7071CEM Assignment Help
Information Retrieval Assignment help
There are two tasks in this coursework. You can use any general purpose programming language of your choice to perform these tasks. However, Python is recommended. The tasks are specified next.
Task 1. Search Engine
Develop a vertical search engine similar to Google Scholar, but specialised to retrieve only papers/books published by a member of the Research Centre for Computational Science and Mathematical Modelling (CSM) at Coventry University:
That is, at least one of the co-authors is a member of CSM.
Your system crawls the relevant web pages and retrieves information about all available publications. For each publication, it extracts available data (such as authors, publication year, and title) and the links to both the publication page and the author’s profile (also called “pureportal” profile) page.
Make sure you that your crawler is polite, i.e. it preserves the robots.txt rules and does not hit the servers unnecessarily or too fast.
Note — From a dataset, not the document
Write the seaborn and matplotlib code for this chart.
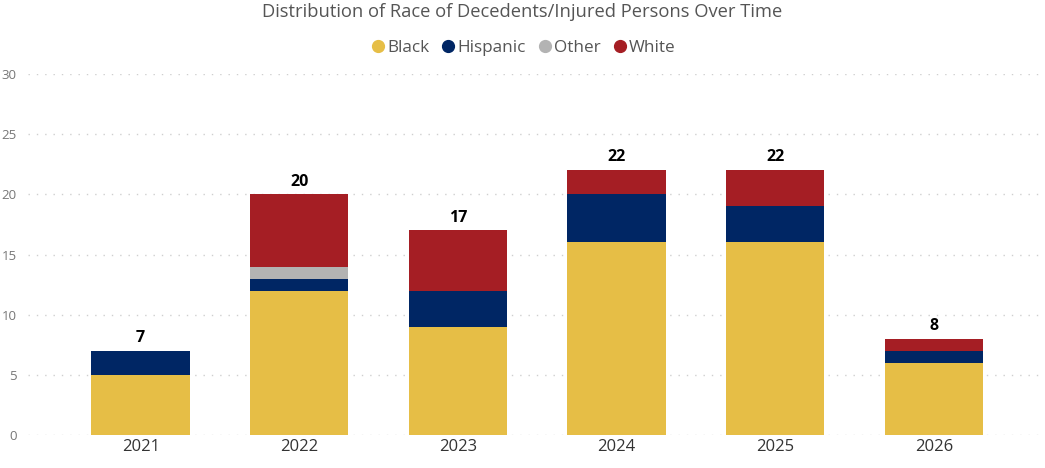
import matplotlib
matplotlib.use("Agg")
import matplotlib.pyplot as plt
from matplotlib.lines import Line2D
import seaborn as sns
import pandas as pd
import numpy as np

years = ["2021", "2022", "2023", "2024", "2025", "2026"]
black = [5, 12, 9, 16, 16, 6]
hispanic = [2, 1, 3, 4, 3, 1]
other = [0, 1, 0, 0, 0, 0]
white = [0, 6, 5, 2, 3, 1]
series_names = ["Black", "Hispanic", "Other", "White"]
colors = {"Black": "#E6BE46", "Hispanic": "#002664", "Other": "#B3B3B3", "White": "#A51E24"}
yticks = [0, 5, 10, 15, 20, 25, 30]

sns.set_theme(style="white")
plt.rcParams["font.family"] = ["Open Sans", "DejaVu Sans"]

df = pd.DataFrame({"Year": years, "Black": black, "Hispanic": hispanic,
                   "Other": other, "White": white})
cum = df[series_names].cumsum(axis=1)
totals = cum["White"].values

fig = plt.figure(figsize=(10.45, 4.68), dpi=100)
ax = fig.add_axes([28 / 1045, 1 - 435 / 468, 1 - 28 / 1045, (435 - 74) / 468])

for name in reversed(series_names):
    sns.barplot(x=df["Year"], y=cum[name], color=colors[name], width=0.62,
                ax=ax, saturation=1, zorder=3, linewidth=0)

for i, t in enumerate(totals):
    ax.text(i, t + 0.4, str(int(t)), ha="center", va="bottom",
            fontsize=11.5, fontweight="bold", color="#000000")

ax.set_ylim(0, 30)
ax.set_xlim(-0.71, 5.70)
ax.set_yticks(yticks)
ax.set_yticklabels([str(v) for v in yticks])
ax.tick_params(axis="y", colors="#777777", labelsize=9.5, length=0, pad=8)
ax.tick_params(axis="x", colors="#333333", labelsize=12, length=0, pad=3)
ax.yaxis.grid(True, linestyle=(0, (1, 5)), color="#CFCFCF", linewidth=1, zorder=0)
ax.xaxis.grid(False)
ax.set_xlabel("")
ax.set_ylabel("")
for s in ax.spines.values():
    s.set_visible(False)

fig.text(0.5, 1 - 12 / 468, "Distribution of Race of Decedents/Injured Persons Over Time",
         ha="center", va="center", fontsize=13.2, color="#555555")

handles = [Line2D([0], [0], marker="o", linestyle="", markersize=8.5,
                  markerfacecolor=colors[n], markeredgecolor=colors[n]) for n in series_names]
leg = fig.legend(handles, series_names, loc="center", bbox_to_anchor=(0.5, 1 - 48 / 468),
                 ncol=4, frameon=False, handletextpad=0.05, columnspacing=0.6,
                 fontsize=12.3, handlelength=1.0)
for t in leg.get_texts():
    t.set_color("#555555")

fig.savefig("out.png", dpi=100)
Because of low rate of changes to this information, your crawler may be scheduled to look for new information, say, once per week, but it should ideally be able to do so automatically, as a scheduled task. Every time it runs, it should update the index with the new data.
Make sure you apply the required pre-processing tasks to both the crawled data and the users’ queries.
From the user’s point of view, your system has an interface that is similar to the Google Scholar main page, where the user can type in their queries/keywords about the resources they want to find. Then, your system will display the results, sorted by relevance, in a similar way Google Scholar does. However, the search results are restricted to the publications by CSM members only. Unless you intend to get a score higher than 70 or so, the user interface does not need to be web-based (like Google Scholar) and the standard Python interface in your IDE is enough. But it would be good to be able to click on the printed links (instead of copy-pasting them in a browser) for more usability.
NOTE: You must show in your report and viva that your system is accurate by trying varies queries. For example, you must use both short and long queries, both with and without stop words, queries with various keywords and more challenging queries to prove the robustness of your system.